According to site of the French Catholic newspaper L’Homme nouveau, (link in French), Bishop de Metz-Noblat wrote his brothers bishops that the aim was not so much to be welcoming to LGBTQ+ families as to avoid possible future lawsuits for “discrimination” (which, speaking as a fellow Frenchwoman, does unfortunately not seem unlikely).
This suggested change also probably has other family configurations in view, like reconstituted families, where one of the “holders of parental authority” isn’t the biological parent of one or more children. (And at the risk of stating the obvious, some couples in such situations are in perfectly valid sacramental marriages.)
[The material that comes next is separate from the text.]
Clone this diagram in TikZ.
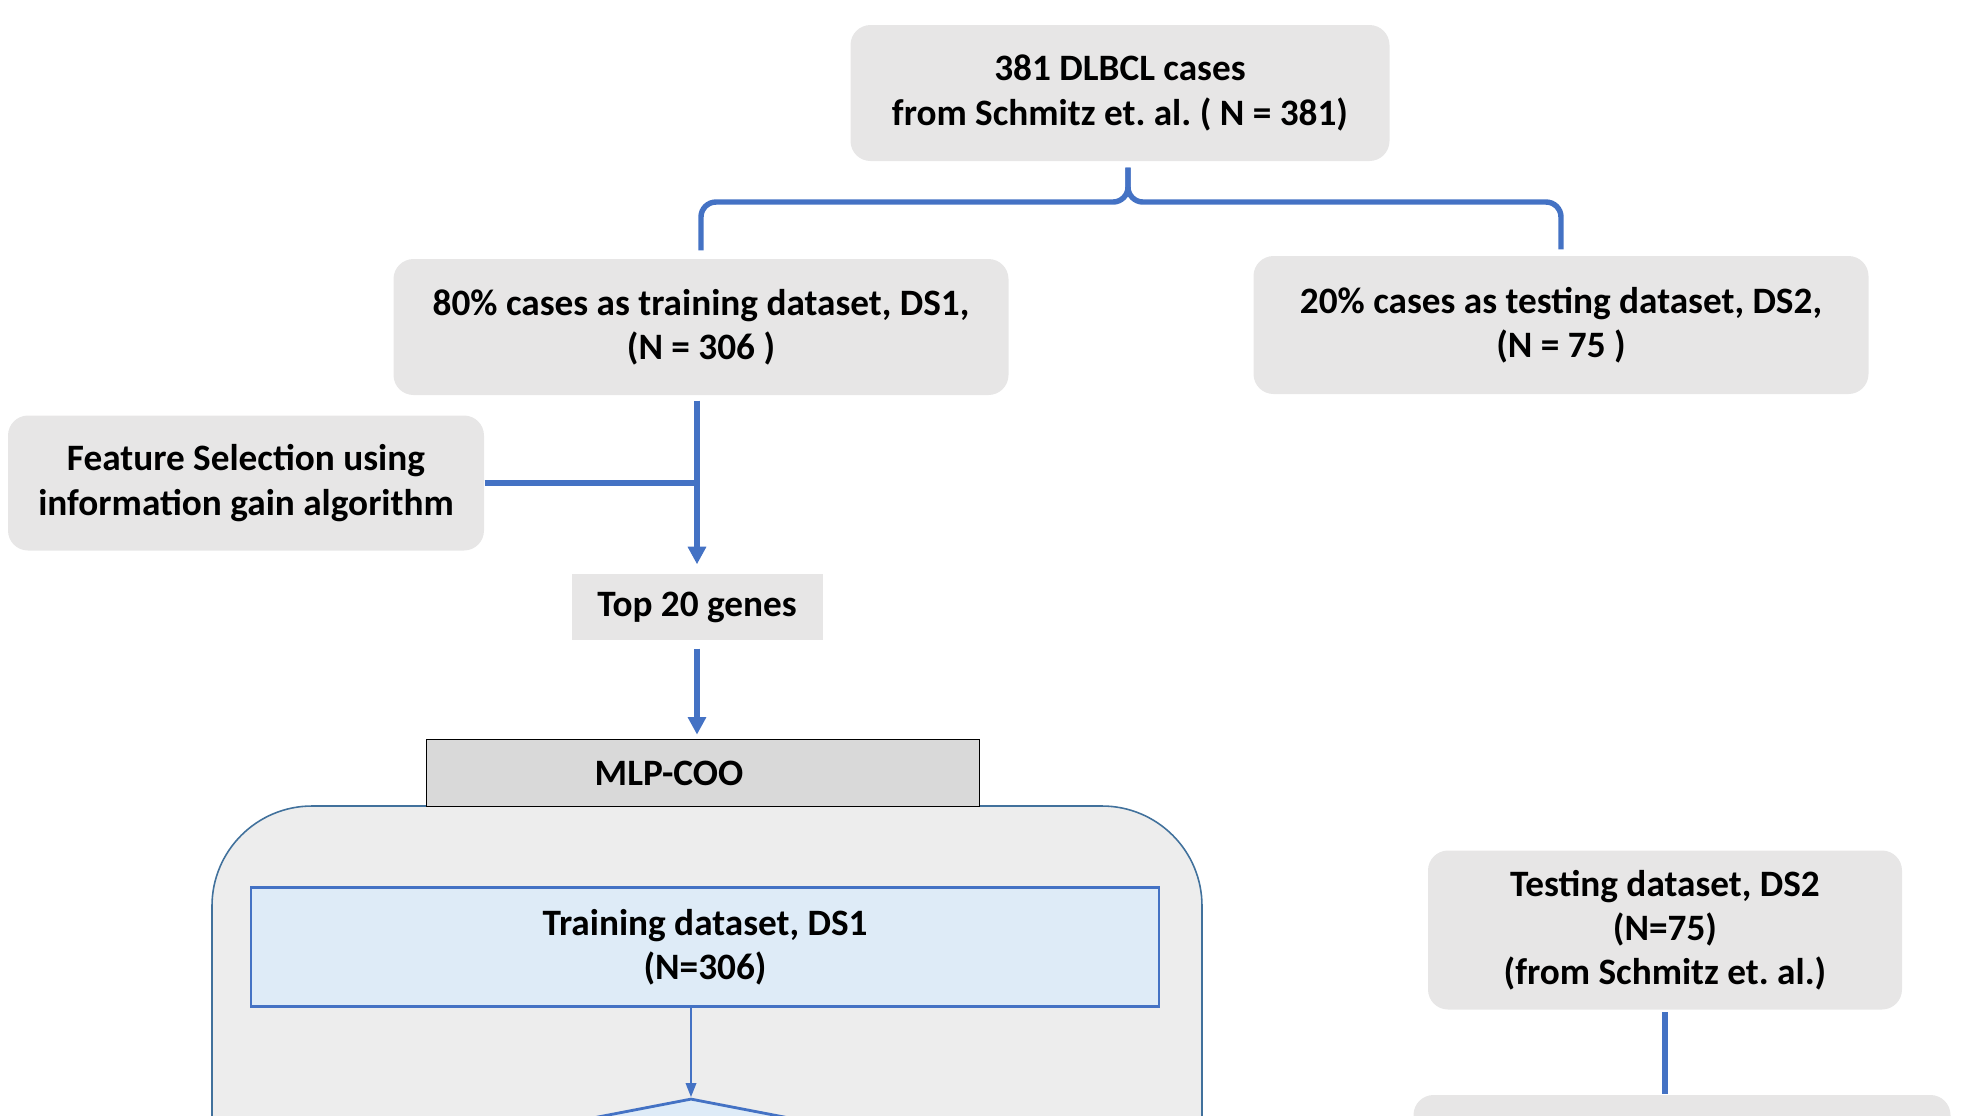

If someone is living in a union not recognized by the Church, and is not seeking to bring themselves back into a good relationship with the Church, then why would we baptize their children?
I teach ecumenically-organized baptism prep classes (mandatory for every family who wants to baptize their kid either in the Catholic or the Reformed communities of my city). It is rare that I see a married Catholic couple. In fact, the majority of the Catholic couples I meet do live in a union not recognized by the Church (and, as weird as it can sound, honestly do not understand why the Church considers they “live in sin”). They are still welcomed and the Church baptizes their children, because, as Mgr de Metz-Noblat wrote, “children cannot be held responsible for the situation of their parents”.
And, incidentally, baptism prep also offers an opportunity to explain why the Church teaches what she teaches about marriage (because some parents will inevitably ask why marriage is so important), with the result that some couples decide to regularize their situation, which would not have happened had they been refused baptism for their child.